[EXERCISE DATA start]

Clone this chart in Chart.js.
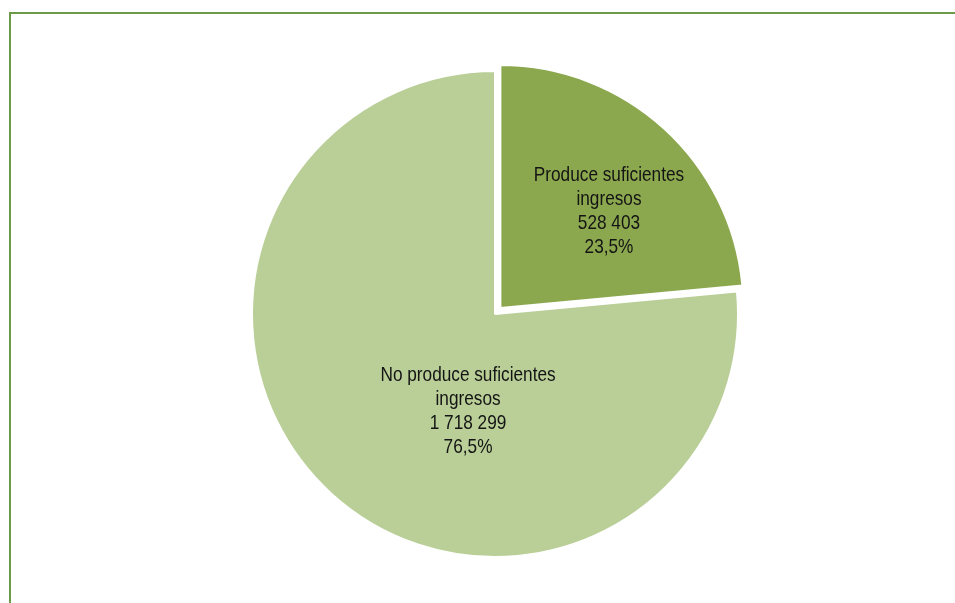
<!DOCTYPE html>
<html>
<head>
<meta charset="utf-8">
<script src="https://cdn.jsdelivr.net/npm/chart.js@4.4.0/dist/chart.umd.min.js"></script>
<style>
  html, body { margin: 0; padding: 0; background: #fff; }
  body { width: 955px; height: 603px; position: relative; overflow: hidden; }
  .frame {
    position: absolute; left: 9px; top: 12px; right: -4px; bottom: -4px;
    border-top: 2px solid #6b9a48; border-left: 2px solid #6b9a48;
  }
  #wrap { position: absolute; left: 235px; top: 54px; width: 520px; height: 520px; }
</style>
</head>
<body>
<div class="frame"></div>
<div id="wrap"><canvas id="pie" width="520" height="520"></canvas></div>
<script>
  // data
  const categories = ['Produce suficientes ingresos', 'No produce suficientes ingresos'];
  const labelLines = [
    ['Produce suficientes', 'ingresos'],
    ['No produce suficientes', 'ingresos']
  ];
  const values = [528403, 1718299];
  const valueLabels = ['528 403', '1 718 299'];
  const percentLabels = ['23,5%', '76,5%'];

  const sliceColors = ['#8ca84f', '#b9cf97'];
  // label block centres, in units of the radius from the pie centre
  const labelSpots = [[0.469, -0.429], [-0.111, 0.395]];

  // no narrow font installed, so squeeze Liberation Sans horizontally
  const NARROW = 0.82;

  const labelPlugin = {
    id: 'sliceLabels',
    afterDatasetsDraw(chart) {
      const ctx = chart.ctx;
      const arcs = chart.getDatasetMeta(0).data;
      arcs.forEach((arc, i) => {
        const r = arc.outerRadius;
        const cx = arc.x + labelSpots[i][0] * r;
        const cy = arc.y + labelSpots[i][1] * r;
        const lines = labelLines[i].concat([valueLabels[i], percentLabels[i]]);
        const lh = 24;
        const first = cy - (lines.length - 1) * lh / 2 + 7.5;
        ctx.save();
        ctx.translate(cx, 0);
        ctx.scale(NARROW, 1);
        ctx.font = '21px "Liberation Sans", Arial, sans-serif';
        ctx.fillStyle = '#141414';
        ctx.textAlign = 'center';
        ctx.textBaseline = 'alphabetic';
        lines.forEach((t, k) => ctx.fillText(t, 0, first + k * lh));
        ctx.restore();
      });
    }
  };

  new Chart(document.getElementById('pie'), {
    type: 'pie',
    data: {
      labels: categories,
      datasets: [{
        data: values,
        backgroundColor: sliceColors,
        borderColor: '#ffffff',
        borderWidth: 2,
        offset: [32, 0]   // chart.js draws offset/4 px
      }]
    },
    options: {
      responsive: false,
      animation: false,
      layout: { padding: 0 },
      plugins: { legend: { display: false }, tooltip: { enabled: false } }
    },
    plugins: [labelPlugin]
  });
</script>
</body>
</html>
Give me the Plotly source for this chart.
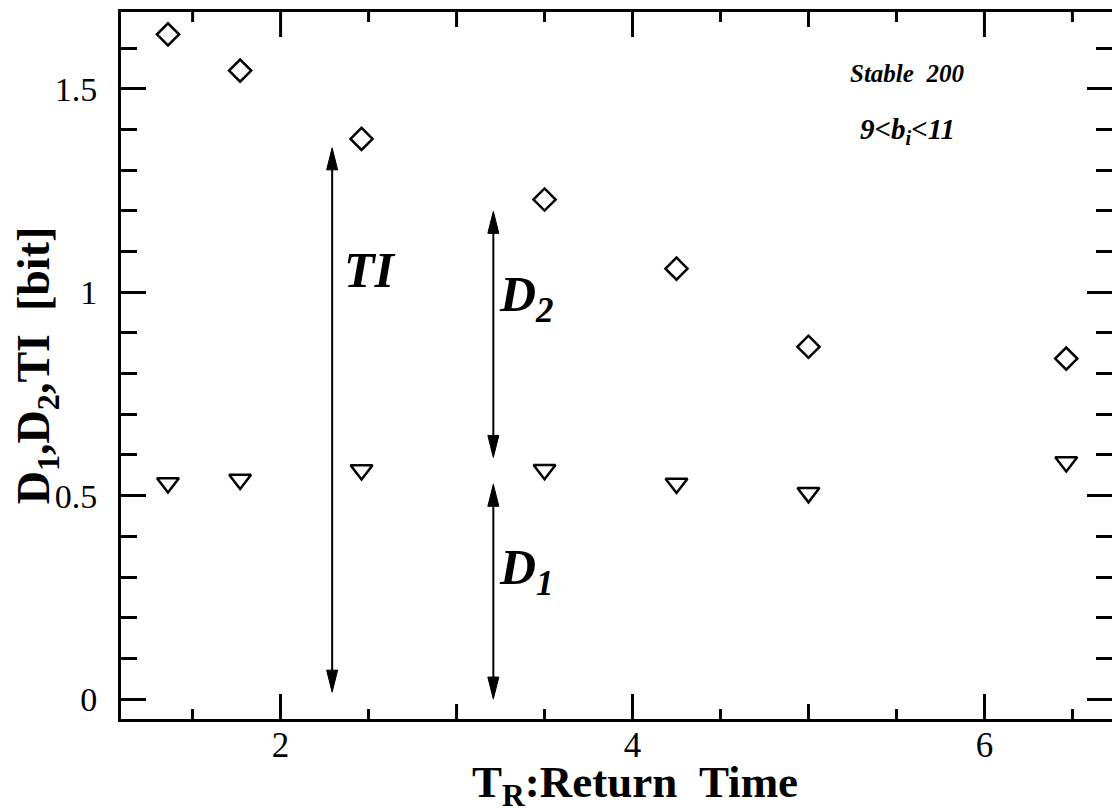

[EXERCISE DATA end]

> _SHORT PROBLEM_: In the records above, how many lines contain the string "this"? State that number only.

> _THE COMPLETED TASK_: 2